[Figure scripts]
— BEGIN —

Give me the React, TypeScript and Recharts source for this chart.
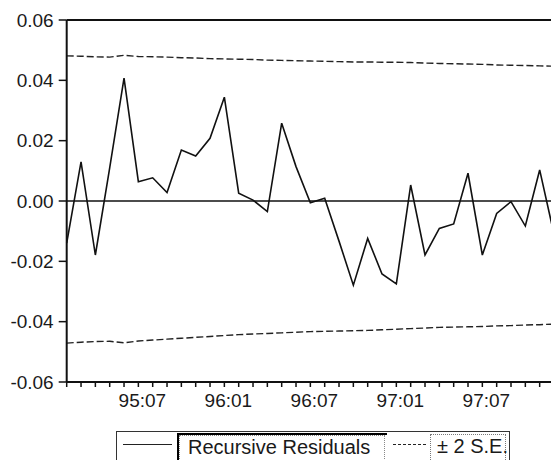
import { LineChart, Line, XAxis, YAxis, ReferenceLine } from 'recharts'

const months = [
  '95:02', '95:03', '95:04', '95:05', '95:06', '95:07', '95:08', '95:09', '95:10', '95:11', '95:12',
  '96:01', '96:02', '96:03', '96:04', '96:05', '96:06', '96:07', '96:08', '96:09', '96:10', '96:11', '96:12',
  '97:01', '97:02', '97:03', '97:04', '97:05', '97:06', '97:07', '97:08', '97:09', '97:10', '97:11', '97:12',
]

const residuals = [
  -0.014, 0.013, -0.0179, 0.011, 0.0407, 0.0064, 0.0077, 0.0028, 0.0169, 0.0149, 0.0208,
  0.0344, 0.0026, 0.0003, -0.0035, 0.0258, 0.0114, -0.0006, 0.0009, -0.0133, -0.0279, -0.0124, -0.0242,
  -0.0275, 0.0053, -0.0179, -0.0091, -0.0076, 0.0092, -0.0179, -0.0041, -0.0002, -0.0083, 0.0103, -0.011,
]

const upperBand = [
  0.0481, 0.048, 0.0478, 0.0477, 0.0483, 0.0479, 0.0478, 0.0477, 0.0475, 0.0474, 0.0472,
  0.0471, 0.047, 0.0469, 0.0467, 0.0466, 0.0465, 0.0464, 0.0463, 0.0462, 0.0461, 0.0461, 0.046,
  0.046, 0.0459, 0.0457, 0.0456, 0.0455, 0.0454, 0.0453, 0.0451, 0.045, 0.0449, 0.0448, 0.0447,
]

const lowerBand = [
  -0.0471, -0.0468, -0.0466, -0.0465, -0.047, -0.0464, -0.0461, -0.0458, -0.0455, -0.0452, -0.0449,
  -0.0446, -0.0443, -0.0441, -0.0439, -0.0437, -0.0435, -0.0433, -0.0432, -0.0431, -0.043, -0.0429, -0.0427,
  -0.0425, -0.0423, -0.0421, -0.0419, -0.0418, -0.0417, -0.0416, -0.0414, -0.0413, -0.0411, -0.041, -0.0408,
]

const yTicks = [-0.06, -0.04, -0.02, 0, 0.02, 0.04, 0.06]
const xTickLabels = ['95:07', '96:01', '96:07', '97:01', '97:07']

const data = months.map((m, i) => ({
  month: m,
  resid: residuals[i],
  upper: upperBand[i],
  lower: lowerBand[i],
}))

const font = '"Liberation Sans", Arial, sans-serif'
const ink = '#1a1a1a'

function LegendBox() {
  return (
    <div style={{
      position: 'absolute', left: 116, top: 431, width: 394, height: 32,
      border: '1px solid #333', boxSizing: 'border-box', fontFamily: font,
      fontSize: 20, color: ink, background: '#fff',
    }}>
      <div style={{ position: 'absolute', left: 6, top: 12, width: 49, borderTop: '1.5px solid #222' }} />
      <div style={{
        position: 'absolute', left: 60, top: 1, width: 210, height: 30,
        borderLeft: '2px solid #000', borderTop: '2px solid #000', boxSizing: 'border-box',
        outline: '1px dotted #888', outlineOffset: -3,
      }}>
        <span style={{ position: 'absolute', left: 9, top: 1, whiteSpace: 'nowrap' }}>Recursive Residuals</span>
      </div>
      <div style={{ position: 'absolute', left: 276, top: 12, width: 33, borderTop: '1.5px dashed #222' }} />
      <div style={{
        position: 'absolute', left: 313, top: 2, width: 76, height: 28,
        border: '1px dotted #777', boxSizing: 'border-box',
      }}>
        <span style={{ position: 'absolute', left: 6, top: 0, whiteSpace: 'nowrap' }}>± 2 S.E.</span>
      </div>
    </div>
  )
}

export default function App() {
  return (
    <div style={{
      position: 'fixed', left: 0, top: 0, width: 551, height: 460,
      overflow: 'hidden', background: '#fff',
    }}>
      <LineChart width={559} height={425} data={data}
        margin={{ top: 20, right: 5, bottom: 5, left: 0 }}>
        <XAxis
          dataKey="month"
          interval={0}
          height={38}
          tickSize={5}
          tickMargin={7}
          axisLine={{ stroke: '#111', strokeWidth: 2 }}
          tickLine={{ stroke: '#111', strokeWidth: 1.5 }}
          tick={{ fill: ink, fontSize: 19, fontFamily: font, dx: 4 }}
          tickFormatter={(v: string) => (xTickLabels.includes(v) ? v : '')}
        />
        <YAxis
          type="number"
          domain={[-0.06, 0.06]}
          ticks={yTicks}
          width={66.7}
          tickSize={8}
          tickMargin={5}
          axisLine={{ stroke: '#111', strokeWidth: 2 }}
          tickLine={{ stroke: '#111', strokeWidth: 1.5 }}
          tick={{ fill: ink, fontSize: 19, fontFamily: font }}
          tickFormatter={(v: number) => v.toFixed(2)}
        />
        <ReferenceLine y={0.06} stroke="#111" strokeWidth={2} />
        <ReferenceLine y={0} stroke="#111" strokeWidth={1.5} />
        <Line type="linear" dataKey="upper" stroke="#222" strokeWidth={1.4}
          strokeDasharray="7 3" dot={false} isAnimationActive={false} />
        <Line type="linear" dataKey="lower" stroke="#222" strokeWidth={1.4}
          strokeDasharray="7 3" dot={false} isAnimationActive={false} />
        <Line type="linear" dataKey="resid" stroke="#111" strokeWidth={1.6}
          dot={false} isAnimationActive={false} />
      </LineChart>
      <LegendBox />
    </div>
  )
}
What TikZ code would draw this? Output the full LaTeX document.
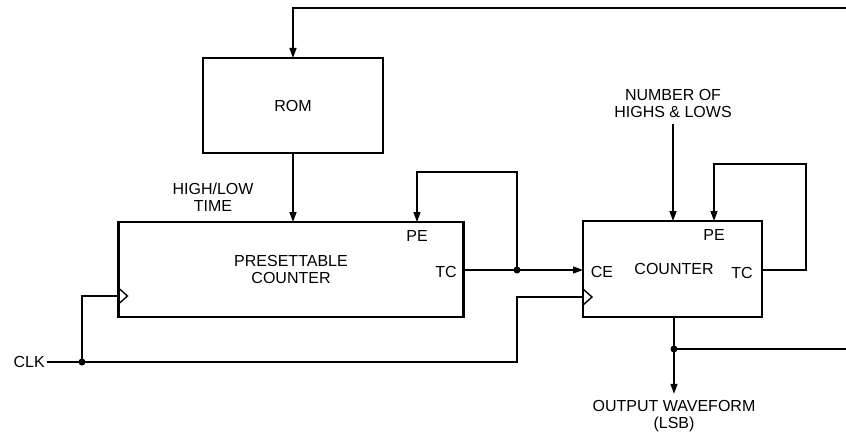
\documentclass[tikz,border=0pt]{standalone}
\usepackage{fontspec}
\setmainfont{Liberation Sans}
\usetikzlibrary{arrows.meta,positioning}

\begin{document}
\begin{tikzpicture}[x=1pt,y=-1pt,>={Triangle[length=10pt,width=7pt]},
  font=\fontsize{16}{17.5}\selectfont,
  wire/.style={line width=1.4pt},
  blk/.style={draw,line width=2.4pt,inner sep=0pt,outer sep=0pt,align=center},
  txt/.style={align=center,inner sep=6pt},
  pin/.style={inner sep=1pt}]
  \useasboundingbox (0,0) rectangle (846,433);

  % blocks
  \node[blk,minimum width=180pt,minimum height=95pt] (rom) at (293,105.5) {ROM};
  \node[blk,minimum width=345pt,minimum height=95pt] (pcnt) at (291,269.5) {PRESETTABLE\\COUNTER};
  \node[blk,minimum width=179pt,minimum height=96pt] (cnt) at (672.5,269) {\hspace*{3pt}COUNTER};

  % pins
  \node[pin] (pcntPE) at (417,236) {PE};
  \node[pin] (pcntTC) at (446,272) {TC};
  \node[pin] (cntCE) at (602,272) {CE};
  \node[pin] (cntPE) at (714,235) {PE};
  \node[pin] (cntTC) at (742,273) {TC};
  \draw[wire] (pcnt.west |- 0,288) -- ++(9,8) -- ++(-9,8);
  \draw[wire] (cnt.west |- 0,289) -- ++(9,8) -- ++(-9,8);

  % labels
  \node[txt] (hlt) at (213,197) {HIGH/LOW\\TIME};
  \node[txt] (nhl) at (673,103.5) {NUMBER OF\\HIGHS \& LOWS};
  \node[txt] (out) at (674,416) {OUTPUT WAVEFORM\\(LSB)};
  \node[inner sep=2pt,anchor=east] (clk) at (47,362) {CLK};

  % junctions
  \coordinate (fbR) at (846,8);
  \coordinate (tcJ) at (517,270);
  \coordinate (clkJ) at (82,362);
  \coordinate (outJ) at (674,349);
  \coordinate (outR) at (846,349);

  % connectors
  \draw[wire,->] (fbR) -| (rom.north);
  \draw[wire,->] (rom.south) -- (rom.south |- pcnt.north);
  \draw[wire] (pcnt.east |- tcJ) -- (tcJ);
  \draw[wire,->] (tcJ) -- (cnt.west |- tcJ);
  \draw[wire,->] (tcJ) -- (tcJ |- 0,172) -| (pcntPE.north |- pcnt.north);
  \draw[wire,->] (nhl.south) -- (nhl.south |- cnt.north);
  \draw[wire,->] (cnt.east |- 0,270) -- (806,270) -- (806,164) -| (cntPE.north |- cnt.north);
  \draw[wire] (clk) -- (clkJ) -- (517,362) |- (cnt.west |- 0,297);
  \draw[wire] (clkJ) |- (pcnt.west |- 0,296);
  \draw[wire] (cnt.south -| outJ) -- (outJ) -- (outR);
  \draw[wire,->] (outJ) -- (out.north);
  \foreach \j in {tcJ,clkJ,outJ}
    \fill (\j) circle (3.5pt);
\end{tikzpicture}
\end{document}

— END —

Given request:
Keep to the lines between the line with "What TikZ code" and the line with "sep=2pt,anchor=east] (clk) at", inclusive, and transcribe them without pictures.

Reply to the exercise:
What TikZ code would draw this? Output the full LaTeX document.
\documentclass[tikz,border=0pt]{standalone}
\usepackage{fontspec}
\setmainfont{Liberation Sans}
\usetikzlibrary{arrows.meta,positioning}

\begin{document}
\begin{tikzpicture}[x=1pt,y=-1pt,>={Triangle[length=10pt,width=7pt]},
  font=\fontsize{16}{17.5}\selectfont,
  wire/.style={line width=1.4pt},
  blk/.style={draw,line width=2.4pt,inner sep=0pt,outer sep=0pt,align=center},
  txt/.style={align=center,inner sep=6pt},
  pin/.style={inner sep=1pt}]
  \useasboundingbox (0,0) rectangle (846,433);

  % blocks
  \node[blk,minimum width=180pt,minimum height=95pt] (rom) at (293,105.5) {ROM};
  \node[blk,minimum width=345pt,minimum height=95pt] (pcnt) at (291,269.5) {PRESETTABLE\\COUNTER};
  \node[blk,minimum width=179pt,minimum height=96pt] (cnt) at (672.5,269) {\hspace*{3pt}COUNTER};

  % pins
  \node[pin] (pcntPE) at (417,236) {PE};
  \node[pin] (pcntTC) at (446,272) {TC};
  \node[pin] (cntCE) at (602,272) {CE};
  \node[pin] (cntPE) at (714,235) {PE};
  \node[pin] (cntTC) at (742,273) {TC};
  \draw[wire] (pcnt.west |- 0,288) -- ++(9,8) -- ++(-9,8);
  \draw[wire] (cnt.west |- 0,289) -- ++(9,8) -- ++(-9,8);

  % labels
  \node[txt] (hlt) at (213,197) {HIGH/LOW\\TIME};
  \node[txt] (nhl) at (673,103.5) {NUMBER OF\\HIGHS \& LOWS};
  \node[txt] (out) at (674,416) {OUTPUT WAVEFORM\\(LSB)};
  \node[inner sep=2pt,anchor=east] (clk) at (47,362) {CLK};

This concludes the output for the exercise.